Francis Joseph Haydé compuso a finales del siglo XVIII (1796-98), La Creación, una obra extraordinaria de gran fervor religioso y musicalmente grandiosa en la que se enaltece además Creador y se ensalza la obra de sus manos.

El viernes tuve la suerte y el placer de escucharla en el Auditorio Nacional de Música interpretada por la orquesta y el coro nacional bajo la dirección de Kent Nagano con destacados solistas al canto. Un verdejo placer, que fue justamente ovacionada, al final, como pocas veces he visto con un público realmente entusiasmado.

La obra intemporal por su contenido y temática, nos recuerda, además, la riqueza y, por ende, la fragilidad de los seres vivos, de la mano de quien los ha creado y dispone de sus vidas: "El Señor es grande en su poder y eterno en sus obras" dice el texto cantado.
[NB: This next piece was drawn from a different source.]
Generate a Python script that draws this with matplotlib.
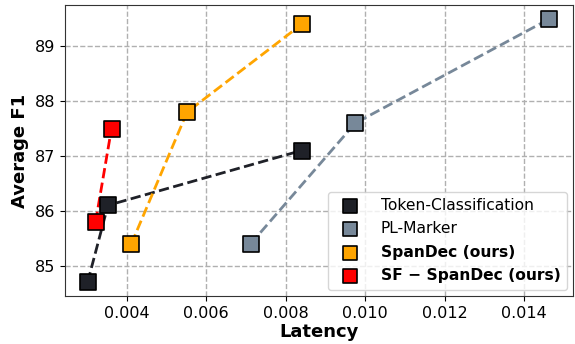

Destacando al final, como culminación la creación del hombre y la mujer, su compañera, a su imagen y semejanza. Una esposa dice también la obra, "atractiva y agradable para el amor, la felicidad y la delicia".

"La feliz pareja cogida de la mano alabaría a Dios". "Sígueme compañera de mi vida. Ven sígueme yo te quiero. Mi protección, mi escudo, mi todo. Adorable esposa, cada instante es delicia y ninguna inseguridad la turba. Mi vida te he consagrado. Sea tu amor mi recompensa".

Este final tan amoroso de exaltación de lo que supone la esposa para el hombre, refleja, también hoy día, este sentimiento del amor imperecedero, cantado de forma sublime hace más de dos siglos, y que remontándose a la Creación del universo, se mantiene vigente, como estamos viendo en la más rabiosa actualidad. Porque hay cosas que por ser eternas, no cambian ni pueden cambiar nunca.